The study also showed a significant age-related decline in the size of a key brain region called the hippocampus, which is crucial to memory and spatial reasoning, in pilots carrying this polymorphism.
“This gene-associated difference may apply not only to pilots but also to the general public, for example in the ability to operate complex machinery,” said Salehi.
The gene influences a protein called brain-derived neurotropic factor, or BDNF, which is critical to the development and maintenance of the central nervous system.
As BDNF levels decline gradually with age even in healthy individuals; researchers such as Salehi have suspected that this decline may be linked with age-related losses of mental function.

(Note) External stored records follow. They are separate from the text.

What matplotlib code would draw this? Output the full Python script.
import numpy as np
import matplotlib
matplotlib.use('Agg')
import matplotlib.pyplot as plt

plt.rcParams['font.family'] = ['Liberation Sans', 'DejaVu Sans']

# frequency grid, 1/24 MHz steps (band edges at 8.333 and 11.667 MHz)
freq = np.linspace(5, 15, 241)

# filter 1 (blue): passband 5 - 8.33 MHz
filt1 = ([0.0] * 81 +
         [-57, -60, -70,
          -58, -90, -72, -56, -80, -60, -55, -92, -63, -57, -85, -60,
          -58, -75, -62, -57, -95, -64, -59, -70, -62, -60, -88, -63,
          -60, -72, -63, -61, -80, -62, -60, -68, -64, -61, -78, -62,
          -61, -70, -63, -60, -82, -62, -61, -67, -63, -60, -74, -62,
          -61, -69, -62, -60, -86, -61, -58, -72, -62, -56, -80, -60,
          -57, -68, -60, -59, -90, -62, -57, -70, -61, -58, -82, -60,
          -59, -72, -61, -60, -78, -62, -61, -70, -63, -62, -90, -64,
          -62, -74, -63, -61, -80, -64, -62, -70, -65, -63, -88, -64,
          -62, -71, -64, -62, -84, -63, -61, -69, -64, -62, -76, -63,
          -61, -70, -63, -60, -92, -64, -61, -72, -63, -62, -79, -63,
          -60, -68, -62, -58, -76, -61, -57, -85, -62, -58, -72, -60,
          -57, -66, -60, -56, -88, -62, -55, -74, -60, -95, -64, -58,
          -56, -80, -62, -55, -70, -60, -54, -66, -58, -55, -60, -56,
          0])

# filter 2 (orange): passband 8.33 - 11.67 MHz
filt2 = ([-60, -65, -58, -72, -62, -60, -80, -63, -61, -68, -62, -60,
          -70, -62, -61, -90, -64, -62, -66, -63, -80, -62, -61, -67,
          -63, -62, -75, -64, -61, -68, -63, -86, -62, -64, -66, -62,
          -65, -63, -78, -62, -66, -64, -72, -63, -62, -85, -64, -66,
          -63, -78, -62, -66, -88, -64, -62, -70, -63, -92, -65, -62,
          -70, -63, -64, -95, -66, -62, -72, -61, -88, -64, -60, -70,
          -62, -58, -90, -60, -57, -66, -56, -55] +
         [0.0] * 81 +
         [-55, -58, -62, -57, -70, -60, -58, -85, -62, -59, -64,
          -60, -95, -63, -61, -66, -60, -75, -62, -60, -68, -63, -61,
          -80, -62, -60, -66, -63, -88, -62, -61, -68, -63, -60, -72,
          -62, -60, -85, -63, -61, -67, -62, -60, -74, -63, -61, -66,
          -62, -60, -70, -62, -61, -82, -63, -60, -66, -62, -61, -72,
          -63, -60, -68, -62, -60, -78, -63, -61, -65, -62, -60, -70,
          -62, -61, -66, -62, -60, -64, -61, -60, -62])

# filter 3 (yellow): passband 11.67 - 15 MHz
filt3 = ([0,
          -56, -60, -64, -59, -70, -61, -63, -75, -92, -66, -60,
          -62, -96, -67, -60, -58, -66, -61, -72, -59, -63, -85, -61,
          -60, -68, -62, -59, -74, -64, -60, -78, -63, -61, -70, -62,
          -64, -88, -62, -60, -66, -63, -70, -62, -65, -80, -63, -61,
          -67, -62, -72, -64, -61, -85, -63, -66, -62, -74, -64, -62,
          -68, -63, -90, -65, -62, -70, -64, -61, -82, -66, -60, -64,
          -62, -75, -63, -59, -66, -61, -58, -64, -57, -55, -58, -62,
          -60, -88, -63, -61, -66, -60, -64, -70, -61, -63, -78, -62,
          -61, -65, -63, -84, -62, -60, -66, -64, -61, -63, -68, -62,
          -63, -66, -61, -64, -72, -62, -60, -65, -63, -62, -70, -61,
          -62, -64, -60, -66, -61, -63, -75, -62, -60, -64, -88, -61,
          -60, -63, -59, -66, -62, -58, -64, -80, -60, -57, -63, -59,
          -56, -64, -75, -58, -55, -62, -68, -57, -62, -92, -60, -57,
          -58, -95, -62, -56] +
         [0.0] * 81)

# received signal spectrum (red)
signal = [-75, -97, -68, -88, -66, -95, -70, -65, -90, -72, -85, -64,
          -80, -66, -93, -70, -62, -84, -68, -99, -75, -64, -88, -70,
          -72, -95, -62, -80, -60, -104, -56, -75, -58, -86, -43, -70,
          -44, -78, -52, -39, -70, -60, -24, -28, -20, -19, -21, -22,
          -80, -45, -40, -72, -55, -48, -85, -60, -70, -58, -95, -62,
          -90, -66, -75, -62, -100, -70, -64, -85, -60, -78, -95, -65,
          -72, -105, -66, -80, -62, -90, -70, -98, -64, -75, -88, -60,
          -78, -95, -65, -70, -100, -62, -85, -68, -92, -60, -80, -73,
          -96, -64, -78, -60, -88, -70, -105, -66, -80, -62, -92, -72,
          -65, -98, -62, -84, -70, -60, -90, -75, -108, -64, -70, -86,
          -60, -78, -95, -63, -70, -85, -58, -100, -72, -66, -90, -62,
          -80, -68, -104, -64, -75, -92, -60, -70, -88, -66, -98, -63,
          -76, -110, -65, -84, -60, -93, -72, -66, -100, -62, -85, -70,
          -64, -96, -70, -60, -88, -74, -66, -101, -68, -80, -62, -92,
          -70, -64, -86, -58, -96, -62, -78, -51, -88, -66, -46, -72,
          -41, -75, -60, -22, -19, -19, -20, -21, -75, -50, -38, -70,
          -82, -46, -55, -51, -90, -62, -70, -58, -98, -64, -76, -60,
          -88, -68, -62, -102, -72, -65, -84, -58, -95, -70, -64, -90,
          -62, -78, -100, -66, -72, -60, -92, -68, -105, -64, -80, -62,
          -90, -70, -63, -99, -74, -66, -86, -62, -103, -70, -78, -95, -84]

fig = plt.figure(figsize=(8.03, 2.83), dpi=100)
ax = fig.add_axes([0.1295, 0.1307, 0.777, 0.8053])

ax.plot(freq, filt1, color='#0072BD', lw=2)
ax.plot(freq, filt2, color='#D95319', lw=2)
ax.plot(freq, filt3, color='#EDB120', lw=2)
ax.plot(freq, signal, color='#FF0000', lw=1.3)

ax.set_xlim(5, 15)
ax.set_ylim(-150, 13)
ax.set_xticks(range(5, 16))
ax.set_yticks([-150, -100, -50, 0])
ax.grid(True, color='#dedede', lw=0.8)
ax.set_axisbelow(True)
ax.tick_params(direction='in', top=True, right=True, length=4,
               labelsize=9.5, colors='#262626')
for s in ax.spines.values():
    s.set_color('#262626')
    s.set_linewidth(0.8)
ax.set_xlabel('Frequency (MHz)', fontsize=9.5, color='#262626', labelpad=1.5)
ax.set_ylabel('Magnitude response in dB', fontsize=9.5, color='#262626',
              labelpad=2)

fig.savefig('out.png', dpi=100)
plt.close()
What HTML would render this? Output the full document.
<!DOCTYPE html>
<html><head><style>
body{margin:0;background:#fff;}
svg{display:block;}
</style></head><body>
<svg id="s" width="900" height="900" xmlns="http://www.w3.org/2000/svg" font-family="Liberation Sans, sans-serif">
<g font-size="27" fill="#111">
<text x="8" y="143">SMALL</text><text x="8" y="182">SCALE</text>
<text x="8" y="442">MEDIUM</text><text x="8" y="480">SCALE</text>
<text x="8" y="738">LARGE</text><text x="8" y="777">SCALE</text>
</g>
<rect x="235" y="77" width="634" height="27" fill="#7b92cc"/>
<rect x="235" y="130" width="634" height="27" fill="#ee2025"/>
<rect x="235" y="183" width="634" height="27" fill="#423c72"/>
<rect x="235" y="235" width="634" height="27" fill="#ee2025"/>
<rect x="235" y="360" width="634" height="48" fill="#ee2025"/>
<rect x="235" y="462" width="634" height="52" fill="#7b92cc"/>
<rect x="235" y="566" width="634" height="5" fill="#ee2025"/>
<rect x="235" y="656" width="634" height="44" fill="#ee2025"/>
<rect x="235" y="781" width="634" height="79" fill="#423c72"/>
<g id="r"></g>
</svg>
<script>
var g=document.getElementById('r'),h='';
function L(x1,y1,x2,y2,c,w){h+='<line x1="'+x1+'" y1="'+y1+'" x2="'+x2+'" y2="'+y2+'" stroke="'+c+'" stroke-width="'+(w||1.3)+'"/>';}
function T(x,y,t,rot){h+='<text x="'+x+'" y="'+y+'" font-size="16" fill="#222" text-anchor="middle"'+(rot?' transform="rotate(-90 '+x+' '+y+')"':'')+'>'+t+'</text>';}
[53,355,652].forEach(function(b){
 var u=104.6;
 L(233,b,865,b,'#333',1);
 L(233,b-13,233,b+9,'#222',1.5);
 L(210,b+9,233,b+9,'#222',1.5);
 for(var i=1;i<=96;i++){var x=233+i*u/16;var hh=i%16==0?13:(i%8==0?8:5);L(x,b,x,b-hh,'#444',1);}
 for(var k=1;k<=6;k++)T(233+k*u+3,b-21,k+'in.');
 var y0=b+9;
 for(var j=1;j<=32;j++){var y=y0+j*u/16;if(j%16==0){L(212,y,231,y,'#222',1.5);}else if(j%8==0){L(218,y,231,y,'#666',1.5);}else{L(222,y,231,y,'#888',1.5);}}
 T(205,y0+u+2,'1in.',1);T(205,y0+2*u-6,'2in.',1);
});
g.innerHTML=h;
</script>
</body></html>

In the current study, researchers reviewed the effects of a small variation or polymorphism that occurs when one protein component is substituted for another. This alternative version has been linked to higher likelihood of depression, stroke, anorexia nervosa, anxiety-related disorders, suicidal behavior and schizophrenia.
Accordingly, Salehi and his colleagues reviewed whether this polymorphism actually affected human cognitive function.
To do this, they followed 144 pilots, all healthy Caucasian males over the age of 40, who showed up for three visits, spaced a year apart, spanning a two-year period.
During each visit, participants – recreational pilots, certified flight instructors or civilian air-transport pilots – underwent an exam on a Federal Aviation Administration-approved flight simulator for pilots.
This test session employs a setup that simulates flying a small, single-engine aircraft.
Inevitably, performance dropped in both groups. But the rate of decline in the “met” group was much steeper.
“We saw a doubling of the rate of decline in performance on the exam among participants carrying the mildly altered gene during the first two years of follow-up,” said Salehi.
About one-third of the pilots also underwent at least one round of magnetic resonance imaging over the course of a few years, allowing the scientists to measure the size of their hippocampi.
“Although we found no significant correlation between age and hippocampal size in the non-met carriers, we did detect a significant inverse relationship between age and hippocampal size in the met carriers,” Salehi said.
Salehi cautioned that the research covered only two years and that the findings need to be confirmed by following participants over a multiyear period. This is now being done, he added.
No known drugs exist that mimic the genes action in the brain, but there is one well-established way to get around that: Stay active.
“The one clearly established way to ensure increased BDNF levels in your brain is physical activity,” Salehi said.